Exercise description: Reproduce exactly the lines below, from the first one through the line containing "plt.rcParams['font.family'] = ['Liberation", and omit any pictures.

Data section:
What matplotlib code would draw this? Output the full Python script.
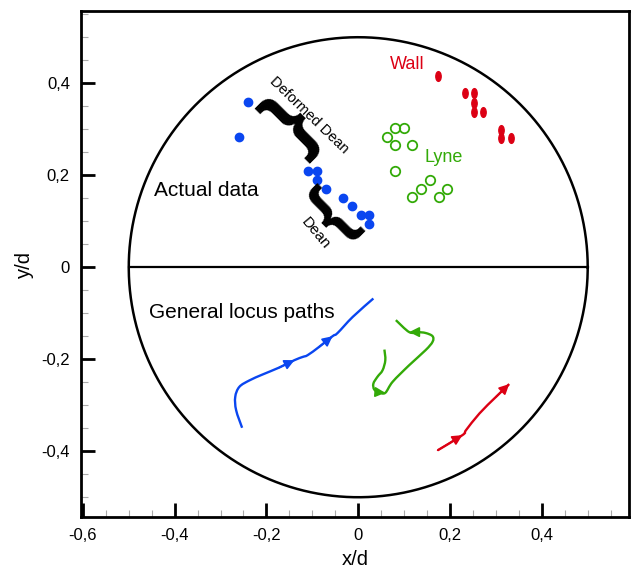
import matplotlib.pyplot as plt
import numpy as np
from matplotlib.path import Path
from matplotlib.patches import PathPatch
from matplotlib.transforms import Affine2D
from matplotlib.ticker import MultipleLocator, FuncFormatter

plt.rcParams['font.family'] = ['Liberation Sans', 'DejaVu Sans']

# measured particle positions (x/d, y/d)
dean_x = [-0.240, -0.259, -0.109, -0.090, -0.090, -0.070, -0.033, -0.014, 0.005, 0.024, 0.024]
dean_y = [0.359, 0.283, 0.209, 0.209, 0.189, 0.170, 0.151, 0.133, 0.114, 0.114, 0.095]

lyne_x = [0.081, 0.100, 0.062, 0.081, 0.118, 0.081, 0.156, 0.137, 0.194, 0.118, 0.175]
lyne_y = [0.302, 0.302, 0.283, 0.265, 0.265, 0.209, 0.190, 0.171, 0.171, 0.152, 0.152]

wall_x = [0.174, 0.233, 0.253, 0.253, 0.253, 0.272, 0.312, 0.312, 0.332]
wall_y = [0.415, 0.378, 0.378, 0.358, 0.338, 0.338, 0.299, 0.280, 0.280]

# general locus paths
blue_px = [-0.253, -0.266, -0.268, -0.259, -0.237, -0.208, -0.172, -0.139, -0.121,
           -0.110, -0.085, -0.056, -0.045, -0.012, 0.033]
blue_py = [-0.349, -0.311, -0.282, -0.260, -0.246, -0.233, -0.218, -0.202, -0.195,
           -0.191, -0.173, -0.150, -0.143, -0.108, -0.068]
blue_arrows = [7, 11]

green_px = [0.057, 0.059, 0.053, 0.042, 0.033, 0.035, 0.046, 0.059, 0.075, 0.111,
            0.147, 0.162, 0.162, 0.147, 0.129, 0.111, 0.082]
green_py = [-0.179, -0.202, -0.224, -0.238, -0.253, -0.266, -0.272, -0.273, -0.249,
            -0.213, -0.180, -0.162, -0.150, -0.143, -0.141, -0.141, -0.115]
green_arrows = [7, 15]

red_px = [0.173, 0.227, 0.235, 0.264, 0.300, 0.329]
red_py = [-0.398, -0.365, -0.354, -0.318, -0.282, -0.254]
red_arrows = [1, 5]

blue = '#0a46f0'
green = '#33aa08'
red = '#dc0014'


def smooth_path(xs, ys):
    # cubic bezier through the points (Catmull-Rom tangents)
    p = np.column_stack([xs, ys])
    n = len(p)
    verts = [p[0]]
    codes = [Path.MOVETO]
    for i in range(n - 1):
        p0 = p[i - 1] if i > 0 else p[i]
        p3 = p[i + 2] if i + 2 < n else p[i + 1]
        c1 = p[i] + (p[i + 1] - p0) / 6
        c2 = p[i + 1] - (p3 - p[i]) / 6
        verts += [c1, c2, p[i + 1]]
        codes += [Path.CURVE4] * 3
    return Path(verts, codes)


fig = plt.figure(figsize=(6.33, 5.73), dpi=100)
ax = fig.add_axes([0.128, 0.0977, 0.8657, 0.8831])
ax.set_xlim(-0.604, 0.59)
ax.set_ylim(-0.543, 0.557)

# pipe cross-section
t = np.linspace(0, 2 * np.pi, 400)
ax.plot(0.5 * np.cos(t), 0.5 * np.sin(t), color='black', lw=1.8)
ax.plot([-0.5, 0.5], [0, 0], color='black', lw=1.6)

# elongated marker for the wall points
circ = Path.unit_circle()
oval = Path(Affine2D().scale(0.55, 1.0).transform(circ.vertices), circ.codes)

ax.plot(dean_x, dean_y, 'o', color=blue, ms=6, mec=blue)
ax.plot(lyne_x, lyne_y, 'o', mfc='none', mec=green, ms=6.8, mew=1.3)
ax.plot(wall_x, wall_y, linestyle='none', marker=oval, color=red, ms=7)

for px, py, arr, c in [(blue_px, blue_py, blue_arrows, blue),
                       (green_px, green_py, green_arrows, green),
                       (red_px, red_py, red_arrows, red)]:
    ax.add_patch(PathPatch(smooth_path(px, py), fill=False, edgecolor=c,
                           lw=1.7, capstyle='butt'))
    for i in arr:
        ax.annotate('', xy=(px[i], py[i]), xytext=(px[i - 1], py[i - 1]),
                    arrowprops=dict(arrowstyle='-|>', color=c, lw=1.2,
                                    mutation_scale=15, shrinkA=0, shrinkB=0))

# labels
ax.text(-0.445, 0.167, 'Actual data', fontsize=15, va='center')
ax.text(-0.455, -0.098, 'General locus paths', fontsize=15, va='center')
ax.text(0.068, 0.441, 'Wall', fontsize=13, color=red, va='center')
ax.text(0.144, 0.239, 'Lyne', fontsize=13, color=green, va='center')
ax.text(-0.108, 0.330, 'Deformed Dean', fontsize=10.5, rotation=-44,
        ha='center', va='center', rotation_mode='anchor')
ax.text(-0.092, 0.073, 'Dean', fontsize=11, rotation=-50,
        ha='center', va='center', rotation_mode='anchor')
ax.text(-0.143, 0.310, '}', fontsize=60, fontweight='semibold', rotation=45,
        ha='center', va='center')
ax.text(-0.056, 0.113, '{', fontsize=52, fontweight='semibold', rotation=45,
        ha='center', va='center')

# axes styling
for s in ax.spines.values():
    s.set_linewidth(2)
ax.xaxis.set_major_locator(MultipleLocator(0.2))
ax.yaxis.set_major_locator(MultipleLocator(0.2))
ax.xaxis.set_minor_locator(MultipleLocator(0.05))
ax.yaxis.set_minor_locator(MultipleLocator(0.05))
ax.tick_params(which='major', direction='in', length=10, width=2, labelsize=12, pad=8)
ax.tick_params(which='minor', direction='in', length=5, width=0.8, color='#aaaaaa')


def comma(v, pos):
    if abs(v) < 1e-9:
        return '0'
    return f'{v:.1f}'.replace('.', ',')


ax.xaxis.set_major_formatter(FuncFormatter(comma))
ax.yaxis.set_major_formatter(FuncFormatter(comma))
ax.set_xlabel('x/d', fontsize=14.5, labelpad=5)
ax.set_ylabel('y/d', fontsize=14.5, labelpad=5)

fig.savefig('out.png', dpi=100)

Result for this exercise:
What matplotlib code would draw this? Output the full Python script.
import matplotlib.pyplot as plt
import numpy as np
from matplotlib.path import Path
from matplotlib.patches import PathPatch
from matplotlib.transforms import Affine2D
from matplotlib.ticker import MultipleLocator, FuncFormatter

plt.rcParams['font.family'] = ['Liberation Sans', 'DejaVu Sans']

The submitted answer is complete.